Sunday, August 30, 2015

Irrational Rifle Lust

Ever since I saw the first marketing release on the Ruger Precision Rifle, I've been fighting rifle lust.  I have this mildly irrational thing about rifles, and they're punching all my buttons on this one, for sure.

To borrow a quote from American Rifleman review,
As Townsend Whelen, former U.S. Army colonel and American Rifleman contributor, was once famously quoted as saying, “Only accurate rifles are interesting.” Employing that rubric alone, the Ruger Precision Rifle is a supremely interesting firearm. And, to the company’s credit, the introduction of additional evaluation criteria such as versatility, reliability and value only make its newest bolt-action repeater all the more intriguing. Featuring sub-minute-of-angle accuracy, the dependability of a bolt gun built on the gunmaker’s proven American action, all the modularity of the über-customizable AR-15 platform, the ability to accept a multitude of magazine types and a price tag that is a literal fraction of many of the guns it will compete against on the market, Ruger’s latest foray into the long-range precision shooting field should pique the interest of a broad range of gun aficionados.

Sturm, Ruger & Co. believes that within the gun world there exists a sizeable segment of shooters who are interested in long-range precision shooting—they just have never been able to justify taking the plunge due to the typically astronomical cost of purchasing a gun designed expressly for that purpose.
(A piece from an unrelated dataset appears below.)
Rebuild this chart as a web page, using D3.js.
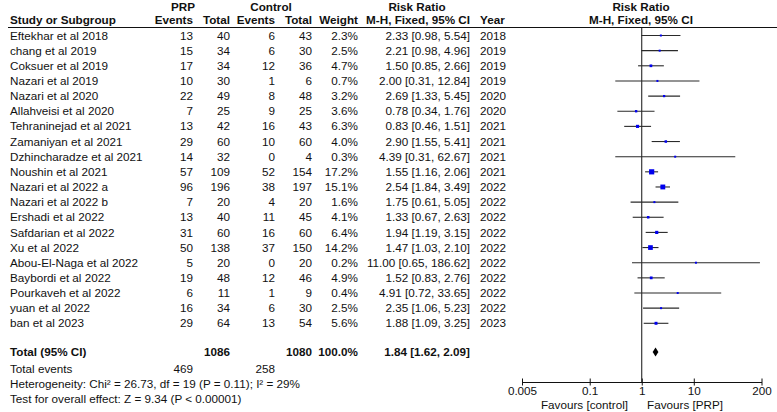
<!DOCTYPE html>
<html>
<head>
<meta charset="utf-8">
<script src="https://cdn.jsdelivr.net/npm/d3@7"></script>
<style>
  body { margin: 0; background: #fff; }
  svg text { font-family: Arial, "Liberation Sans", sans-serif; font-size: 11.7px; fill: #111; }
  .bold { font-weight: bold; }
</style>
</head>
<body>
<div id="chart"></div>
<script>
// study rows
const studies = ['Eftekhar et al 2018', 'chang et al 2019', 'Coksuer et al 2019', 'Nazari et al 2019',
  'Nazari et al 2020', 'Allahveisi et al 2020', 'Tehraninejad et al 2021', 'Zamaniyan et al 2021',
  'Dzhincharadze et al 2021', 'Noushin et al 2021', 'Nazari et al 2022 a', 'Nazari et al 2022 b',
  'Ershadi et al 2022', 'Safdarian et al 2022', 'Xu et al 2022', 'Abou-El-Naga et al 2022',
  'Baybordi et al 2022', 'Pourkaveh et al 2022', 'yuan et al 2022', 'ban et al 2023'];
const prpEvents = [13, 15, 17, 10, 22, 7, 13, 29, 14, 57, 96, 7, 13, 31, 50, 5, 19, 6, 16, 29];
const prpTotal = [40, 34, 34, 30, 49, 25, 42, 60, 32, 109, 196, 20, 40, 60, 138, 20, 48, 11, 34, 64];
const ctlEvents = [6, 6, 12, 1, 8, 9, 16, 10, 0, 52, 38, 4, 11, 16, 37, 0, 12, 1, 6, 13];
const ctlTotal = [43, 30, 36, 6, 48, 25, 43, 60, 4, 154, 197, 20, 45, 60, 150, 20, 46, 9, 30, 54];
const weights = [2.3, 2.5, 4.7, 0.7, 3.2, 3.6, 6.3, 4.0, 0.3, 17.2, 15.1, 1.6, 4.1, 6.4, 14.2, 0.2, 4.9, 0.4, 2.5, 5.6];
const rr = [2.33, 2.21, 1.50, 2.00, 2.69, 0.78, 0.83, 2.90, 4.39, 1.55, 2.54, 1.75, 1.33, 1.94, 1.47, 11.00, 1.52, 4.91, 2.35, 1.88];
const ciLo = [0.98, 0.98, 0.85, 0.31, 1.33, 0.34, 0.46, 1.55, 0.31, 1.16, 1.84, 0.61, 0.67, 1.19, 1.03, 0.65, 0.83, 0.72, 1.06, 1.09];
const ciHi = [5.54, 4.96, 2.66, 12.84, 5.45, 1.76, 1.51, 5.41, 62.67, 2.06, 3.49, 5.05, 2.63, 3.15, 2.10, 186.62, 2.76, 33.65, 5.23, 3.25];
const years = [2018, 2019, 2019, 2019, 2020, 2020, 2021, 2021, 2021, 2021, 2022, 2022, 2022, 2022, 2022, 2022, 2022, 2022, 2022, 2023];

// pooled result
const total = {prpTotal: 1086, ctlTotal: 1080, weight: '100.0%', rr: 1.84, lo: 1.62, hi: 2.09};
const totalEvents = [469, 258];
const hetText = 'Heterogeneity: Chi\u00b2 = 26.73, df = 19 (P = 0.11); I\u00b2 = 29%';
const testText = 'Test for overall effect: Z = 9.34 (P < 0.00001)';
const axisTicks = [0.005, 0.1, 1, 10, 200];

const width = 777, height = 412;
const f2 = d3.format('.2f');

const svg = d3.select('#chart').append('svg')
  .attr('width', width)
  .attr('height', height);

const x = d3.scaleLog().domain([0.005, 200]).range([522, 761.5]);
const y = d3.scaleLinear().domain([0, studies.length - 1]).range([35.5, 323.3]);
const yTotal = 352;
const yAxis = 382;

// column right edges
const col = {prpE: 193, prpT: 230, ctlE: 275, ctlT: 312, w: 358, rr: 470, year: 480};

function txt(g, xx, yy, s, anchor, bold) {
  g.append('text')
    .attr('x', xx).attr('y', yy).attr('dy', '0.35em')
    .attr('text-anchor', anchor || 'start')
    .attr('class', bold ? 'bold' : null)
    .text(s);
}

// header
const head = svg.append('g');
txt(head, 183, 6.5, 'PRP', 'middle', true);
txt(head, 271, 6.5, 'Control', 'middle', true);
txt(head, 417, 6.5, 'Risk Ratio', 'middle', true);
txt(head, 641, 6.5, 'Risk Ratio', 'middle', true);
txt(head, 10, 20, 'Study or Subgroup', 'start', true);
txt(head, col.prpE, 20, 'Events', 'end', true);
txt(head, col.prpT, 20, 'Total', 'end', true);
txt(head, col.ctlE, 20, 'Events', 'end', true);
txt(head, col.ctlT, 20, 'Total', 'end', true);
txt(head, col.w, 20, 'Weight', 'end', true);
txt(head, col.rr, 20, 'M-H, Fixed, 95% CI', 'end', true);
txt(head, col.year, 20, 'Year', 'start', true);
txt(head, 641, 20, 'M-H, Fixed, 95% CI', 'middle', true);

svg.append('line')
  .attr('x1', 8).attr('x2', width)
  .attr('y1', 27.5).attr('y2', 27.5)
  .attr('stroke', '#111').attr('stroke-width', 1);

// table rows
const rows = svg.append('g');
studies.forEach((s, i) => {
  const yy = y(i);
  txt(rows, 10, yy, s);
  txt(rows, col.prpE, yy, prpEvents[i], 'end');
  txt(rows, col.prpT, yy, prpTotal[i], 'end');
  txt(rows, col.ctlE, yy, ctlEvents[i], 'end');
  txt(rows, col.ctlT, yy, ctlTotal[i], 'end');
  txt(rows, col.w, yy, weights[i].toFixed(1) + '%', 'end');
  txt(rows, col.rr, yy, f2(rr[i]) + ' [' + f2(ciLo[i]) + ', ' + f2(ciHi[i]) + ']', 'end');
  txt(rows, col.year, yy, years[i]);
});

// totals
txt(rows, 10, yTotal, 'Total (95% CI)', 'start', true);
txt(rows, col.prpT, yTotal, total.prpTotal, 'end', true);
txt(rows, col.ctlT, yTotal, total.ctlTotal, 'end', true);
txt(rows, col.w, yTotal, total.weight, 'end', true);
txt(rows, col.rr, yTotal, f2(total.rr) + ' [' + f2(total.lo) + ', ' + f2(total.hi) + ']', 'end', true);
txt(rows, 10, 369, 'Total events');
txt(rows, col.prpE, 369, totalEvents[0], 'end');
txt(rows, col.ctlE, 369, totalEvents[1], 'end');
txt(rows, 10, 384, hetText);
txt(rows, 10, 399, testText);

// forest plot
const plot = svg.append('g');
plot.append('line')
  .attr('x1', x(1)).attr('x2', x(1))
  .attr('y1', 27.5).attr('y2', yAxis)
  .attr('stroke', '#111');

const ci = plot.selectAll('.ci').data(studies).enter().append('g').attr('class', 'ci');
ci.append('line')
  .attr('x1', (d, i) => x(ciLo[i]))
  .attr('x2', (d, i) => x(ciHi[i]))
  .attr('y1', (d, i) => y(i)).attr('y2', (d, i) => y(i))
  .attr('stroke', '#2a2a2a').attr('stroke-width', 1.1);
ci.append('rect')
  .each(function(d, i) {
    const side = Math.max(2, 1.25 * Math.sqrt(weights[i]));
    d3.select(this)
      .attr('x', x(rr[i]) - side / 2)
      .attr('y', y(i) - side / 2)
      .attr('width', side)
      .attr('height', side);
  })
  .attr('fill', '#0000ee');

// summary diamond
plot.append('path')
  .attr('d', d3.line()([
    [x(total.lo), yTotal], [x(total.rr), yTotal - 4.5],
    [x(total.hi), yTotal], [x(total.rr), yTotal + 4.5]
  ]) + 'Z')
  .attr('fill', '#000');

// axis
const ax = plot.append('g')
  .attr('transform', `translate(0,${yAxis})`)
  .call(d3.axisBottom(x).tickValues(axisTicks).tickFormat(d => String(d)).tickSize(3).tickSizeOuter(0));
ax.select('.domain').attr('stroke', '#111');
ax.selectAll('.tick line').attr('y1', -3.5).attr('y2', 3.5).attr('stroke', '#111');
ax.selectAll('.tick text')
  .attr('y', 9).attr('dy', '0.35em')
  .style('font-family', 'Arial, "Liberation Sans", sans-serif')
  .style('font-size', '11.7px')
  .attr('fill', '#111');

txt(plot, 628, 405, 'Favours [control]', 'end');
txt(plot, 647, 405, 'Favours [PRP]', 'start');
</script>
</body>
</html>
With an MSRP of $1,399—and a likely eventual selling price closer to $1,100—the Precision Rifle represents Ruger’s invitation for these cost-conscious gun buyers to finally enter the world of long-range shooting.

Like I say: irrational rifle lust.  I can list a handful of reasons why it's irrational.  The longest range I have within even an hour's drive radius is my club's 600 yard range - which I haven't even visited!  There are some longer ranges in the "several hours" drive range, which I've never visited either.  I have a couple of guns that are probably capable of decent performance at 600 yards, but aren't going to be capable of 1/2 MOA, both in .308.  My .30-06 probably isn't far behind.  But this ain't the wide open spaces of Texas or the BLM lands out west.  This is Florida.  You could watch your dog running away for three days if it weren't for the golf course developments and condos.

But I'm smack dab in the marketing demographic, "shooters who are interested in long-range precision shooting ... just have never been able to justify taking the plunge due to the typically astronomical cost of purchasing a gun designed expressly for that purpose."   ~$1100 street, 1/2 MOA, maybe even in 6.5 Creedmore.  To borrow a quote from Tam in a comment here about 18 months ago, that rifle on my range would be "... like driving a Lambo Gallardo up and down your driveway" ...  Like I say, it's irrational lust. 


  1. 1/2 (MOA) is not an "irrational number".

    Also, consider this: simply because you may never have access to a long range to shoot it upon, doesn't mean that you would need that kind of accuracy. Sub-MOA at 100 or 200 yards could save the life of someone you love taken hostage. Although I don't know if it is true, I read somewhere that police snipers rarely have - or take - a shot over 200 yards. Unless you are planning on using it over in the Sandbox, this rifle might still be a viable choice, especially at that price.

    Hope I didn't just upset Mrs. Graybeard :-)

  2. Is it really 1/2 MOA? All I saw was "Sub-MOA", which could be .999 MOA with one particular brand of ammunition.

    1/2 MOA for $1100 would be great. That would actually take the rifle from not so interesting at sub-MOA to very interesting.

    BTW, my most accurate rifle is a 1953 Remington 721 .30-06 in the original wood stock. It actually is a .5-.6 MOA rifle. Outshoots the more modern rifles I've dumped money into bedding, stocks, etc. consistently. Go figure.

  3. SiG,
    I need to wait until I've had some sleep before I write. That should have read: "doesn't mean you _wouldn't_ need that kind of accuracy" and "Even if you _aren't_ planning on using it in the Sandbox,"

    I'm not the man I use to be - especially at 1 AM.

    Besides, from what you have written in the past, I would guess the missus enjoys firearms almost as much as you do. I'm blessed with a wife who has never complained, and even talked me into a purchase I might not have otherwise made (my Shiloh Sharps in 45-110 [2+7/8]).

  4. I think I pretty much read what you intended, not what you wrote. Guess I've known you long enough!

    And you've known us long enough to know Mrs.G would enjoy it as much as I would.

    I've read pretty much every report on these and they really appear to be the real thing. It's a pretty disruptive product when you can do what the rest of the market does at 1/3 to 1/4 of the cost.